Historias de atribulada economía familiar siempre ha habido en el mundo de la música clásica. Se cuentan desde hace siglos. El viejo relato del joven humilde que a través de una comunión espiritual con la música acaba deleitando a la burguesía. Perianes, que ha estudiado con los mejores profesores del mundo, como Daniel Barenboim o Alicia de Larrocha; trabajado con los mejores directores de orquesta del mundo, de Lorin Maazel a Zubin Mehta, y tocado en las salas de más prestigio del mundo, del Carnegie Hall de Nueva York al conservatorio Tchaikovsky de Moscú, prefiere vivir sin estos artificios. De forma revolucionaria en un mundillo de genios encorsetados en rituales centenarios, él preferiría no cultivar imagen alguna.
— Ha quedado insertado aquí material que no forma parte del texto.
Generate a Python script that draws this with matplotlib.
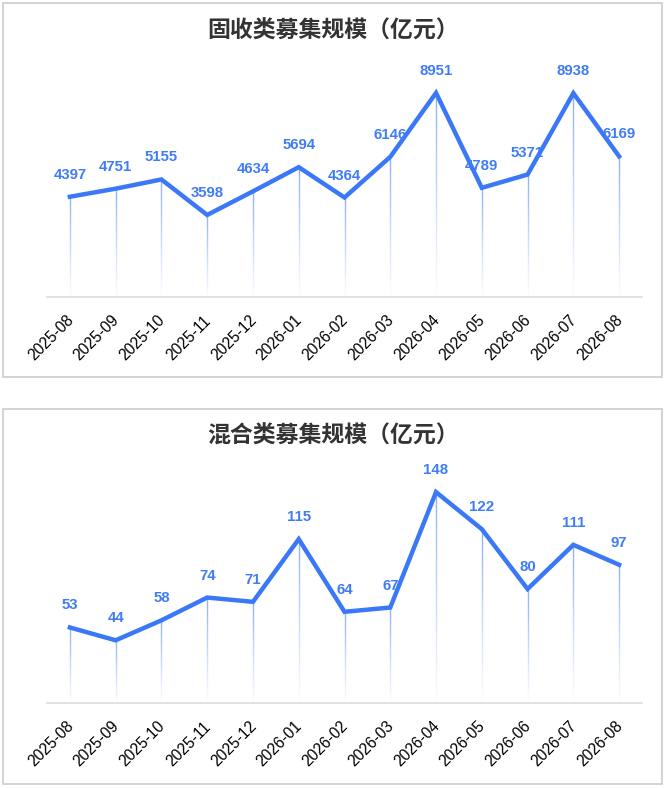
import matplotlib
matplotlib.use("Agg")
import matplotlib.pyplot as plt
from matplotlib.patches import Rectangle
from matplotlib.collections import LineCollection
import matplotlib.colors as mcolors
import numpy as np

months = ["2025-08", "2025-09", "2025-10", "2025-11", "2025-12", "2026-01", "2026-02",
          "2026-03", "2026-04", "2026-05", "2026-06", "2026-07", "2026-08"]
fixed_income = [4397, 4751, 5155, 3598, 4634, 5694, 4364, 6146, 8951, 4789, 5371, 8938, 6169]
mixed = [53, 44, 58, 74, 71, 115, 64, 67, 148, 122, 80, 111, 97]
titles = ["固收类募集规模（亿元）", "混合类募集规模（亿元）"]
ymax = [10000, 160]

W, H = 666, 788
LINE = "#3b78f7"
LABEL = "#3f7cf5"

fig = plt.figure(figsize=(W / 100, H / 100), dpi=100)

def fy(y):
    return 1 - y / H

panels = [
    dict(box=(3, 3, 662, 377), ax=(47, 69, 642, 297), title_y=31, data=fixed_income, ymax=ymax[0], title=titles[0]),
    dict(box=(3, 409, 662, 784), ax=(47, 475, 642, 703), title_y=436, data=mixed, ymax=ymax[1], title=titles[1]),
]

for p in panels:
    x0, y0, x1, y1 = p["box"]
    fig.patches.append(Rectangle((x0 / W, fy(y1)), (x1 - x0) / W, (y1 - y0) / H,
                                 transform=fig.transFigure, fill=False,
                                 edgecolor="#cccccc", linewidth=1.2))
    fig.text(0.5, fy(p["title_y"]), p["title"], ha="center", va="center",
             fontsize=16.5, fontweight="bold", color="#333333",
             family=["Noto Sans CJK SC", "DejaVu Sans"])

    ax0, ay0, ax1, ay1 = p["ax"]
    ax = fig.add_axes([ax0 / W, fy(ay1), (ax1 - ax0) / W, (ay1 - ay0) / H])
    n = len(months)
    xs = np.arange(n)
    vals = np.array(p["data"], dtype=float)
    ax.set_xlim(-0.5, n - 0.5)
    ax.set_ylim(0, p["ymax"])
    for s in ["top", "right", "left"]:
        ax.spines[s].set_visible(False)
    ax.spines["bottom"].set_color("#dddddd")
    ax.spines["bottom"].set_linewidth(1.2)
    ax.set_yticks([])
    ax.set_xticks(xs)
    ax.tick_params(axis="x", length=0, pad=0)
    ax.set_xticklabels([])

    # gradient drop lines
    base_rgb = mcolors.to_rgb(LINE)
    segs, cols = [], []
    for xi, v in zip(xs, vals):
        m = 40
        ys = np.linspace(v, 0, m + 1)
        for k in range(m):
            segs.append([(xi, ys[k]), (xi, ys[k + 1])])
            a = 0.6 * (1 - k / m) ** 1.1
            cols.append((*base_rgb, a))
    ax.add_collection(LineCollection(segs, colors=cols, linewidths=1.0, zorder=1))

    ax.plot(xs, vals, color=LINE, linewidth=3.2, solid_joinstyle="miter", zorder=3)

    for xi, v in zip(xs, vals):
        ax.annotate(f"{int(v)}", (xi, v), xytext=(0, 22 * 0.72), textcoords="offset points",
                    ha="center", va="center", fontsize=10.8, fontweight="bold",
                    color=LABEL, family="Liberation Sans", zorder=4)

    for xi, lab in zip(xs, months):
        ax.annotate(lab, (xi, 0), xytext=(1 * 0.72, -21 * 0.72), textcoords="offset points",
                    ha="right", va="center", rotation=45, rotation_mode="anchor",
                    fontsize=11.2, color="#000000", family="Liberation Sans",
                    annotation_clip=False)

fig.savefig("out.png", dpi=100)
“Parece que los músicos de clásica tenemos que ser criaturas elevadas, cuando somos personas normales”, explica. “Un día, cuando salió mi disco de Falla, me llamó un periodista. Le dije: ‘Me vas a perdonar pero me pillas comprando pescado’. De fondo: ‘Ponme una dorada bien troceada’. Me dice el tío: ‘Qué poco elevado, ¿no?’. Como si yo estuviera todo el día sentado delante de un piano esperando que alguien se comunique”. Glenn Gould era conocido por ser un extravagante anacoreta. Perianes, alabado por la prensa internacional, The New York Times para arriba, es conocido por ser del Real Madrid.
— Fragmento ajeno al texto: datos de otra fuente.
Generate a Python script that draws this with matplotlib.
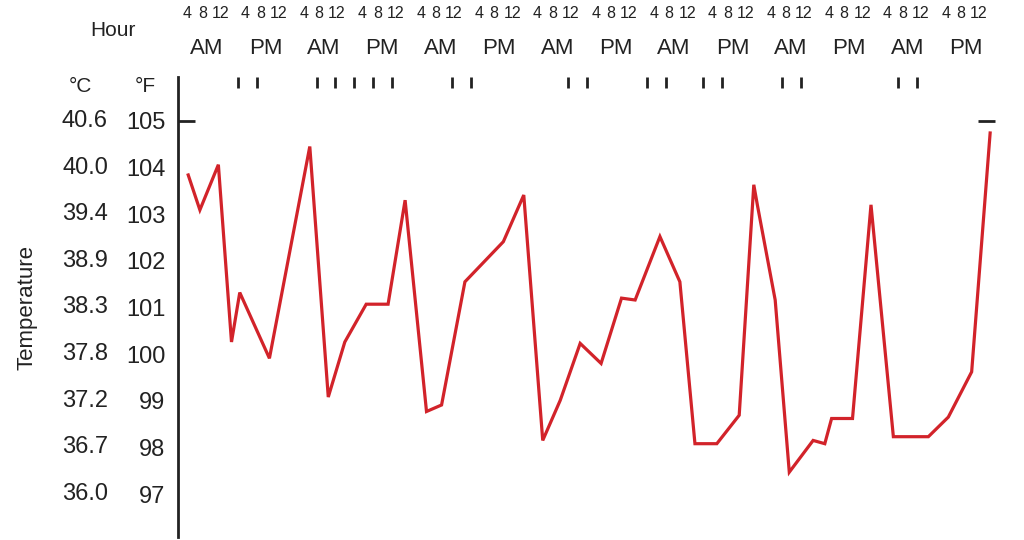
import matplotlib
matplotlib.use("Agg")
import matplotlib.pyplot as plt

plt.rcParams['font.family'] = ['Liberation Sans', 'DejaVu Sans']

# readings: hours since first midnight, temperature in °F
hours = [2.1, 4.5, 8.3, 11.0, 12.7, 18.8, 27.1, 30.9, 34.3, 38.7, 43.2, 46.7,
         51.1, 54.2, 59.0, 66.9, 71.1, 75.0, 78.6, 82.7, 87.0, 91.2, 94.0,
         99.1, 103.2, 106.3, 110.8, 115.4, 118.4, 119.2, 122.8, 125.7, 130.6,
         133.0, 134.4, 138.7, 142.5, 147.1, 154.3, 158.4, 163.2, 167.0]
temp_f = [103.84, 103.09, 104.06, 100.26, 101.32, 99.91, 104.45, 99.08, 100.26,
          101.07, 101.07, 103.30, 98.77, 98.91, 101.55, 102.41, 103.41, 98.15,
          99.01, 100.23, 99.80, 101.20, 101.16, 102.52, 101.55, 98.08, 98.08,
          98.69, 103.63, 103.16, 101.16, 97.47, 98.15, 98.08, 98.62, 98.62,
          103.20, 98.23, 98.23, 98.65, 99.62, 104.74]

# event marks along the top (hours)
events = [12.3, 16.2, 28.6, 32.3, 36.2, 40.1, 44.0, 56.3, 60.2, 80.2, 84.1,
          96.4, 100.3, 108.0, 111.9, 124.2, 128.1, 148.1, 152.0]

f_ticks = [105, 104, 103, 102, 101, 100, 99, 98, 97]
c_labels = ['40.6', '40.0', '39.4', '38.9', '38.3', '37.8', '37.2', '36.7', '36.0']
half_days = ['AM', 'PM'] * 7
hour_labels = ['4', '8', '12']
hour_offsets = [1.9, 5.0, 8.7]

txt = '#222222'
fig = plt.figure(figsize=(10.24, 5.4), dpi=100)
W, H = 1024, 540
x0, x1, ytop, ybot = 178, 995, 77, 537
ax = fig.add_axes([x0 / W, (H - ybot) / H, (x1 - x0) / W, (ybot - ytop) / H])

ax.plot(hours, temp_f, color='#d2232a', lw=2.3, solid_joinstyle='miter')

ax.set_xlim(0, 168)
ax.set_ylim(96.08, 105.94)

for s in ['top', 'right', 'bottom']:
    ax.spines[s].set_visible(False)
ax.spines['left'].set_linewidth(2)
ax.spines['left'].set_color(txt)

ax.set_xticks([])
ax.set_yticks(f_ticks)
ax.set_yticklabels([str(f) for f in f_ticks])
ax.tick_params(axis='y', which='major', length=0, pad=9, labelsize=17, labelcolor=txt)
# single inward mark at 105 on both sides
ax.yaxis.remove_overlapping_locs = False
ax.set_yticks([105], minor=True)
ax.tick_params(axis='y', which='minor', left=True, right=True, direction='in',
               length=12, width=2, color=txt)

ytr = ax.get_yaxis_transform()
for c, f in zip(c_labels, f_ticks):
    ax.text(-0.0857, f, c, transform=ytr, ha='right', va='center', fontsize=17, color=txt)

xtr = ax.get_xaxis_transform()
ax.vlines(events, 0.976, 1.0, transform=xtr, color=txt, lw=2)

for i, lab in enumerate(half_days):
    ax.text(12 * i + 6, 1.063, lab, transform=xtr, ha='center', va='center',
            fontsize=16, color=txt, clip_on=False)
    for off, h in zip(hour_offsets, hour_labels):
        ax.text(12 * i + off, 1.139, h, transform=xtr, ha='center', va='center',
                fontsize=11.5, color=txt, clip_on=False)

fig.text(113 / W, 1 - 30 / H, 'Hour', ha='center', va='center', fontsize=15, color=txt)
fig.text(80 / W, 1 - 87 / H, '°C', ha='center', va='center', fontsize=15, color=txt)
fig.text(145 / W, 1 - 87 / H, '°F', ha='center', va='center', fontsize=15, color=txt)
fig.text(27 / W, 1 - 307 / H, 'Temperature', ha='center', va='center', rotation=90,
         fontsize=16, color=txt)

fig.savefig('out.png', dpi=100)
Quizá todo sea que otros le imiten, sugerimos, para acercar la música al público, para tener, al menos, músicos celebridades como en otros países. Artistas cuyos nombres llenan auditorios al igual que las estrellas de pop. Lang Lang al piano. Yo-Yo Ma al chelo. Itzhak Perlman al violín. Y así. “Afortunadamente, ningún artista español ha iniciado una campaña de comunicación tan agresiva como ellos. Lang Lang es un gran pianista y Yo-Yo Ma es galáctico, pero su fama se basa en tremendas campañas de marketing. Portadas de Grammophone, de Strad… Y todo eso tiene un coste”, se revuelve.
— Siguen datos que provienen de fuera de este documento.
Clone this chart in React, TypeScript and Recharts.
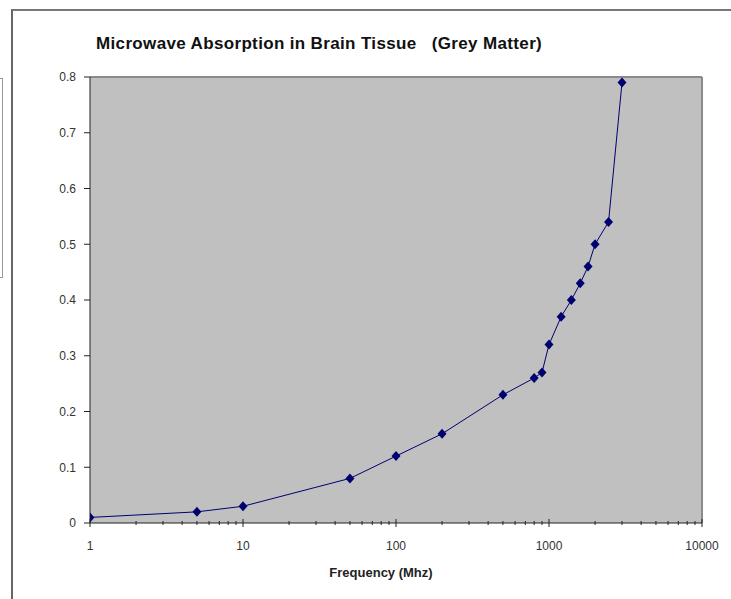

“En España hay muchísimo talento, mucho director de orquesta, pero también algún instrumentista, que está haciendo carrera internacional. Juanjo Mena, Pablo Heras-Casado, Josep Pons, Jesús López Cobos… Ninguno prioriza la presencia en medios a su agenda. Lo nuestro es levantarnos a las siete de la mañana y ponernos a practicar. Sería muy triste que dijeran: ‘En la foto sale bien, pero no sabe tocar un pimiento”.
Sí hay un arquetipo que se le resiste: el español en el extranjero. De España le viene el mandato de llevar la música patria por el mundo. Él se rebela a base de equilibrio. Antes del verano, publicaba un disco con el concierto para piano de Grieg y en noviembre sacará una grabación dedicada a Turina y Granados. “Pero lo de Granados huele a Schumann por los cuatro costados”, alerta. “Y Turina pretendió imitar a César Franck y a Brahms, así que no vas a oler a España por ningún lado. Es música grabada no por la nacionalidad sino por el convencimiento de que debía ser registrada”.
La otra expectativa viene de fuera y tiene el maldito nombre de un genio al piano: la difunta Alicia de Larrocha. “El lunes me voy a San Francisco, que hago Las noches de Falla con la sinfónica, y ya sé lo que me espera. ‘La última vez que esta obra se hizo aquí la hizo…’. ‘Sí, sí, no digas el nombre, que no hace falta meterme presión’. El año que viene hago Boston, Chicago y Atlanta, y va a ser como siempre: ‘La última vez que un español hizo una gira por EE UU…’. ‘Por favor, ni lo pronuncien’. No es que no quiera que la nombren, es que erademasiado grande”. Esa es la única imagen de la que nadie nunca se puede librar. La que no es suya.